No USB device shall supply current on VBUS at its upstream facing port at any time, a USB device may only draw current. The pull-up resistor D+ or D- may only become present when VBUS is High. This can be verified by measuring the Voltage over Vbus and GND, D+ and GND, D- and GND when the device is not connected with the Back Voltage fixture. This test must be performed twice, first before the device under test is enumerated and the second time after it has been enumerated. All values should remain below 400mV. A common failure is that self-powered devices put their pull-up resistor active even when Vbus is not detected. This will result in failure where the voltage is ~3V on the D+ for Full Speed and High Speed devices or on D- for a Low Speed device.

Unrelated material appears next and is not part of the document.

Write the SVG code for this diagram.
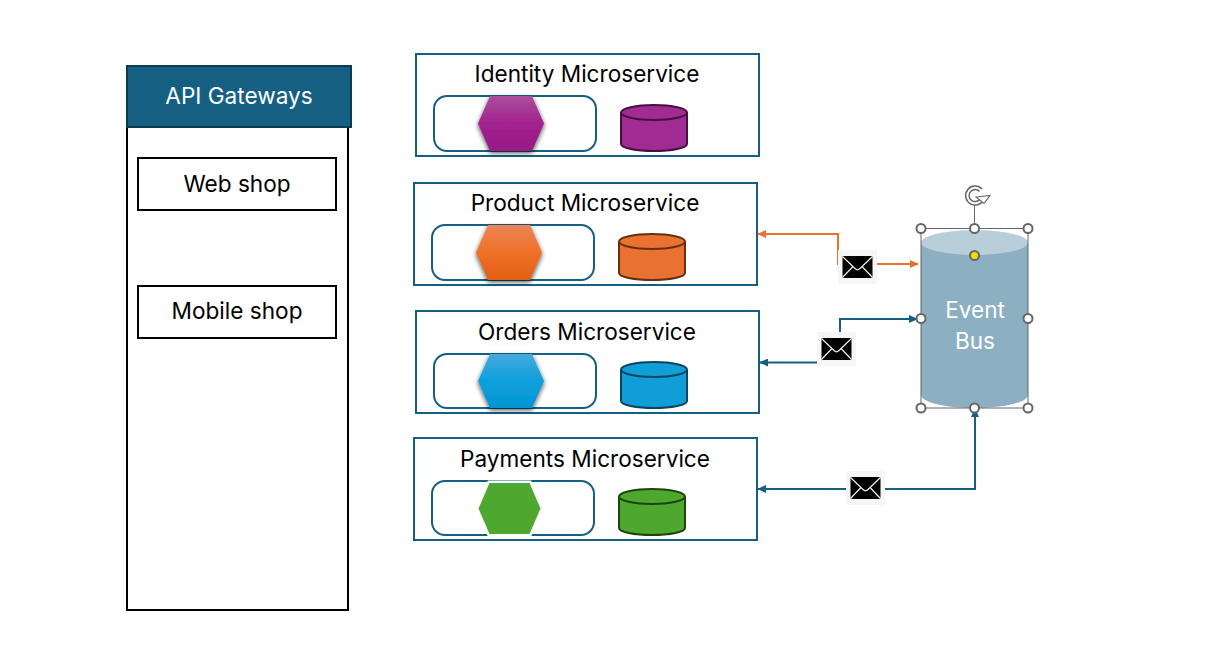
<svg xmlns="http://www.w3.org/2000/svg" width="1217" height="654" viewBox="0 0 1217 654">
<style>
text{font-family:"Inter","Noto Sans","Liberation Sans",sans-serif;text-anchor:middle}
.t{font-size:22.600px;fill:#000}
.w{font-size:22.600px;fill:#fff}
.box{fill:#fff;stroke:#156082;stroke-width:2}
.pill{fill:#fff;stroke:#156082;stroke-width:2}
.blk{fill:#fff;stroke:#000;stroke-width:2}
.blue{fill:none;stroke:#156082;stroke-width:2}
.or{fill:none;stroke:#e97132;stroke-width:2}
.h{fill:#fff;stroke:#666;stroke-width:2}
.tile{fill:#f6f6f6}
.env{fill:#000}
.envl{fill:none;stroke:#f2efe6;stroke-width:1.2}
</style>
<defs>
<filter id="sh" x="-20%" y="-20%" width="140%" height="140%"><feGaussianBlur in="SourceAlpha" stdDeviation="2.5"/><feOffset dy="1.500"/><feComponentTransfer><feFuncA type="linear" slope=".7"/></feComponentTransfer><feMerge><feMergeNode/><feMergeNode in="SourceGraphic"/></feMerge></filter>
<linearGradient id="gp" x1="0" y1="0" x2="0" y2="1"><stop offset="0" stop-color="#a9509c"/><stop offset=".5" stop-color="#a3218f"/><stop offset="1" stop-color="#961a85"/></linearGradient>
<linearGradient id="go" x1="0" y1="0" x2="0" y2="1"><stop offset="0" stop-color="#ec8557"/><stop offset=".5" stop-color="#ef7028"/><stop offset="1" stop-color="#e25f14"/></linearGradient>
<linearGradient id="gb" x1="0" y1="0" x2="0" y2="1"><stop offset="0" stop-color="#45a9de"/><stop offset=".5" stop-color="#0ea0dc"/><stop offset="1" stop-color="#0095d2"/></linearGradient>
<marker id="ao" markerWidth="9" markerHeight="8" refX="8" refY="4" orient="auto" markerUnits="userSpaceOnUse"><path d="M0 0L9 4L0 8z" fill="#e97132"/></marker>
<marker id="ab" markerWidth="9" markerHeight="8" refX="8" refY="4" orient="auto" markerUnits="userSpaceOnUse"><path d="M0 0L9 4L0 8z" fill="#156082"/></marker>
<symbol id="mail" viewBox="0 0 30 22" overflow="visible"><rect class="env" width="30" height="22" rx="1"/><path class="envl" d="M0 .5L12.5 12.5Q15 15 17.5 12.5L30 .5M0 21.5L10.5 10.5M30 21.5L19.5 10.5"/></symbol>
</defs>

<g id="api-gateways">
<rect x="127" y="66" width="221" height="544" fill="#fff" stroke="#000" stroke-width="2"/>
<rect x="127" y="66" width="224" height="61" fill="#156082" stroke="#0d3a4f" stroke-width="2"/>
<text class="w" x="239" y="104">API Gateways</text>
</g>
<g id="web-shop"><rect class="blk" x="138" y="158" width="198" height="52"/><text class="t" x="237" y="192">Web shop</text></g>
<g id="mobile-shop"><rect class="blk" x="138" y="286" width="198" height="52"/><text class="t" x="237" y="319">Mobile shop</text></g>

<g id="identity">
<rect class="box" x="416" y="54" width="343" height="102"/>
<text class="t" x="587" y="82">Identity Microservice</text>
<rect class="pill" x="434" y="96" width="162" height="55" rx="13"/>
<path d="M490 96H532L544 123.500L532 151H490L478 123.500Z" fill="url(#gp)" filter="url(#sh)"/>
<path d="M621 112.500V144C621 148 636 151 654 151S687 148 687 144V112.500" fill="#a02b93" stroke="#45103f" stroke-width="2"/>
<ellipse cx="654" cy="112.500" rx="33" ry="7.500" fill="#a02b93" stroke="#45103f" stroke-width="2"/>
</g>
<g id="product">
<rect class="box" x="414" y="183" width="343" height="102"/>
<text class="t" x="585" y="211">Product Microservice</text>
<rect class="pill" x="432" y="225" width="162" height="55" rx="13"/>
<path d="M488 225H530L542 252.500L530 280H488L476 252.500Z" fill="url(#go)" filter="url(#sh)"/>
<path d="M619 241.500V273C619 277 634 280 652 280S685 277 685 273V241.500" fill="#e97132" stroke="#66300f" stroke-width="2"/>
<ellipse cx="652" cy="241.500" rx="33" ry="7.500" fill="#e97132" stroke="#66300f" stroke-width="2"/>
</g>
<g id="orders">
<rect class="box" x="416" y="311" width="343" height="102"/>
<text class="t" x="587" y="340">Orders Microservice</text>
<rect class="pill" x="434" y="354" width="162" height="54" rx="13"/>
<path d="M490 354H532L544 381L532 408H490L478 381Z" fill="url(#gb)" filter="url(#sh)"/>
<path d="M621 369.500V401C621 405 636 408 654 408S687 405 687 401V369.500" fill="#0f9ed5" stroke="#0a4560" stroke-width="2"/>
<ellipse cx="654" cy="369.500" rx="33" ry="7.500" fill="#0f9ed5" stroke="#0a4560" stroke-width="2"/>
</g>
<g id="payments">
<rect class="box" x="414" y="438" width="343" height="102"/>
<text class="t" x="585" y="467">Payments Microservice</text>
<rect class="pill" x="432" y="481" width="162" height="54" rx="13"/>
<path d="M489.500 483H529.500L540.500 508.500L529.500 534H489.500L478.500 508.500Z" fill="#4ea72e" stroke="#fff" stroke-width="5" paint-order="stroke"/>
<path d="M619 496.500V528C619 532 634 535 652 535S685 532 685 528V496.500" fill="#4ea72e" stroke="#1e4410" stroke-width="2"/>
<ellipse cx="652" cy="496.500" rx="33" ry="7.500" fill="#4ea72e" stroke="#1e4410" stroke-width="2"/>
</g>

<g id="event-bus">
<path d="M921 242.500V395C921 402 945 408 975 408S1028 402 1028 395V242.500Z" fill="#8cafc1"/>
<ellipse cx="974.500" cy="242.500" rx="53.500" ry="12.500" fill="#b8cfda"/>
<text class="w" x="975" y="318">Event</text>
<text class="w" x="975" y="349">Bus</text>
<rect x="921" y="228.500" width="107" height="179.500" fill="none" stroke="#666" stroke-width="1"/>
<path d="M974.500 205V228" stroke="#666" fill="none"/>
<path d="M982 189A9.500 9.500 0 1 0 984 199" fill="none" stroke="#666" stroke-width="1.500"/>
<path d="M979.500 191.500A6 6 0 1 0 980 199" fill="none" stroke="#666" stroke-width="1.500"/>
<path d="M976 197L990 195.500L984 203.500Z" fill="#fff" stroke="#666" stroke-width="1.200"/>
<circle class="h" cx="921" cy="228.500" r="4.500"/><circle class="h" cx="974.500" cy="228.500" r="4.500"/><circle class="h" cx="1028" cy="228.500" r="4.500"/>
<circle class="h" cx="1028" cy="318.500" r="4.500"/>
<circle class="h" cx="921" cy="408" r="4.500"/><circle class="h" cx="1028" cy="408" r="4.500"/>
<circle cx="974.500" cy="255.500" r="4.500" fill="#ffd800" stroke="#666" stroke-width="2"/>
</g>

<g id="connectors">
<path class="or" d="M838 265V234H758" marker-end="url(#ao)"/>
<path class="or" d="M877 264H918" marker-end="url(#ao)"/>
<path class="blue" d="M840 332V319H917" marker-end="url(#ab)"/>
<path class="blue" d="M817 362.500H760" marker-end="url(#ab)"/>
<path class="blue" d="M885 489H975V409" marker-end="url(#ab)"/>
<path class="blue" d="M846 489H758" marker-end="url(#ab)"/>
</g>
<circle class="h" cx="921" cy="318.500" r="4.500"/><circle class="h" cx="974.500" cy="408" r="4.500"/>

<g id="message-1"><rect class="tile" x="838" y="250" width="39" height="34"/><use href="#mail" x="842.500" y="256" width="30" height="22"/></g>
<g id="message-2"><rect class="tile" x="817" y="332" width="39" height="34"/><use href="#mail" x="821.500" y="338" width="30" height="22"/></g>
<g id="message-3"><rect class="tile" x="846" y="471" width="39" height="34"/><use href="#mail" x="850.500" y="477" width="30" height="22"/></g>
</svg>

Another common mistake is that some device that are self powered or battery powered drive back voltage on Vbus.
Test setup:

Back Voltage


According to the www.usb.org devices/hubs that fail this requirement can cause upstream hubs and/or PCs to fail.
Some of the failures that have been reported are:
- The PC fails to cold boot due to back-drive voltage effecting motherboard reset sequences.
- Hub fails to enumerate downstream devices due to reset anomalies.
- Motherboard failures to properly resume from suspend state.
- Introduction of device/hub knocks out one or more upstream devices.